**Your goal:** Below is a listing to transcribe in full and exactly; keep the pictures out.

**Data lines:**
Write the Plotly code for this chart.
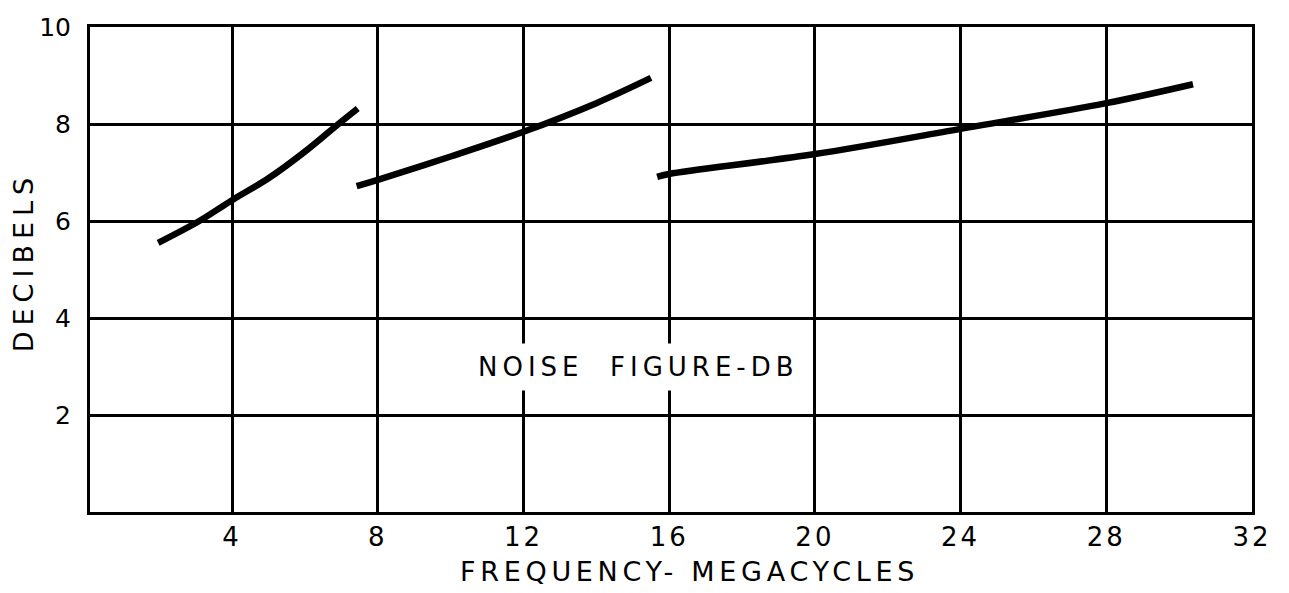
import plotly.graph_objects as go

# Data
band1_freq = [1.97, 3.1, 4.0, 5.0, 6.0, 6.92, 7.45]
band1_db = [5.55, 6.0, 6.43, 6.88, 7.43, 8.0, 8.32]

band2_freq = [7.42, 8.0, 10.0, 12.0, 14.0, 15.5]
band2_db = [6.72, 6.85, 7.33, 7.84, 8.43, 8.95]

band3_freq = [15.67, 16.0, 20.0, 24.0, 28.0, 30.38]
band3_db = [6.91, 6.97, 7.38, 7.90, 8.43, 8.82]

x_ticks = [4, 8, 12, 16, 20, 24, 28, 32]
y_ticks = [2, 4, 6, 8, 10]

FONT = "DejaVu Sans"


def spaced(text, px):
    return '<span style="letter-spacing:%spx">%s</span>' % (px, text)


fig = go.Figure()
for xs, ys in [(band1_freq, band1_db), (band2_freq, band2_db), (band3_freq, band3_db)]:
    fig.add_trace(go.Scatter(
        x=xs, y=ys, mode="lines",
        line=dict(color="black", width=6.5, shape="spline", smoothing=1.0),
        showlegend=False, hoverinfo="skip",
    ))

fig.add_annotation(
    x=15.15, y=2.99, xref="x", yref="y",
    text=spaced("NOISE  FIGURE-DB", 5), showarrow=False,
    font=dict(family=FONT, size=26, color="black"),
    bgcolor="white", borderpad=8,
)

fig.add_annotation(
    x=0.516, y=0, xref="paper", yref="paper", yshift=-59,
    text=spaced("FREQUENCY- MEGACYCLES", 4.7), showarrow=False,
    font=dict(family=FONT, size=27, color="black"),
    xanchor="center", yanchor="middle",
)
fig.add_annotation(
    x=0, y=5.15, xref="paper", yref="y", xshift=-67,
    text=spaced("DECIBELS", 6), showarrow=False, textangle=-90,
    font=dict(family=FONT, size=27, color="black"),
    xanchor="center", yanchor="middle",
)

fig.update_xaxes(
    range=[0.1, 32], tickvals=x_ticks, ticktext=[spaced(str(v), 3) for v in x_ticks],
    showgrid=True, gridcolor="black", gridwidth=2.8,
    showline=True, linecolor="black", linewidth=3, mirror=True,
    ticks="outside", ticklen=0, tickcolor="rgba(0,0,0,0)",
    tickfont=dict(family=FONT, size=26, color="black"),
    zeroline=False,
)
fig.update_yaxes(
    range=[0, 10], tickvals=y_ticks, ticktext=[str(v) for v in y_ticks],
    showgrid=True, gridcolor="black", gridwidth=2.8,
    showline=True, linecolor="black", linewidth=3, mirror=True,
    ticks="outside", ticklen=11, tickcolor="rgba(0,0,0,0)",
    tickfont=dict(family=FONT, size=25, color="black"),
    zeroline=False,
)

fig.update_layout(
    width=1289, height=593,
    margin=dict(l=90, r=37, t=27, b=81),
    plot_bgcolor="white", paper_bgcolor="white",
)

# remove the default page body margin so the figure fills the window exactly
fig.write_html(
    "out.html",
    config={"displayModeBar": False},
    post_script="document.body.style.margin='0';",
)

**Solution below:**
Write the Plotly code for this chart.
import plotly.graph_objects as go

# Data
band1_freq = [1.97, 3.1, 4.0, 5.0, 6.0, 6.92, 7.45]
band1_db = [5.55, 6.0, 6.43, 6.88, 7.43, 8.0, 8.32]

band2_freq = [7.42, 8.0, 10.0, 12.0, 14.0, 15.5]
band2_db = [6.72, 6.85, 7.33, 7.84, 8.43, 8.95]

band3_freq = [15.67, 16.0, 20.0, 24.0, 28.0, 30.38]
band3_db = [6.91, 6.97, 7.38, 7.90, 8.43, 8.82]

x_ticks = [4, 8, 12, 16, 20, 24, 28, 32]
y_ticks = [2, 4, 6, 8, 10]

FONT = "DejaVu Sans"


def spaced(text, px):
    return '<span style="letter-spacing:%spx">%s</span>' % (px, text)


fig = go.Figure()
for xs, ys in [(band1_freq, band1_db), (band2_freq, band2_db), (band3_freq, band3_db)]:
    fig.add_trace(go.Scatter(
        x=xs, y=ys, mode="lines",
        line=dict(color="black", width=6.5, shape="spline", smoothing=1.0),
        showlegend=False, hoverinfo="skip",
    ))

fig.add_annotation(
    x=15.15, y=2.99, xref="x", yref="y",
    text=spaced("NOISE  FIGURE-DB", 5), showarrow=False,
    font=dict(family=FONT, size=26, color="black"),
    bgcolor="white", borderpad=8,
)

fig.add_annotation(
    x=0.516, y=0, xref="paper", yref="paper", yshift=-59,
    text=spaced("FREQUENCY- MEGACYCLES", 4.7), showarrow=False,
    font=dict(family=FONT, size=27, color="black"),
    xanchor="center", yanchor="middle",
)
fig.add_annotation(
    x=0, y=5.15, xref="paper", yref="y", xshift=-67,
    text=spaced("DECIBELS", 6), showarrow=False, textangle=-90,
    font=dict(family=FONT, size=27, color="black"),
    xanchor="center", yanchor="middle",
)

fig.update_xaxes(
    range=[0.1, 32], tickvals=x_ticks, ticktext=[spaced(str(v), 3) for v in x_ticks],
    showgrid=True, gridcolor="black", gridwidth=2.8,
    showline=True, linecolor="black", linewidth=3, mirror=True,
    ticks="outside", ticklen=0, tickcolor="rgba(0,0,0,0)",
    tickfont=dict(family=FONT, size=26, color="black"),
    zeroline=False,
)
fig.update_yaxes(
    range=[0, 10], tickvals=y_ticks, ticktext=[str(v) for v in y_ticks],
    showgrid=True, gridcolor="black", gridwidth=2.8,
    showline=True, linecolor="black", linewidth=3, mirror=True,
    ticks="outside", ticklen=11, tickcolor="rgba(0,0,0,0)",
    tickfont=dict(family=FONT, size=25, color="black"),
    zeroline=False,
)

fig.update_layout(
    width=1289, height=593,
    margin=dict(l=90, r=37, t=27, b=81),
    plot_bgcolor="white", paper_bgcolor="white",
)

# remove the default page body margin so the figure fills the window exactly
fig.write_html(
    "out.html",
    config={"displayModeBar": False},
    post_script="document.body.style.margin='0';",
)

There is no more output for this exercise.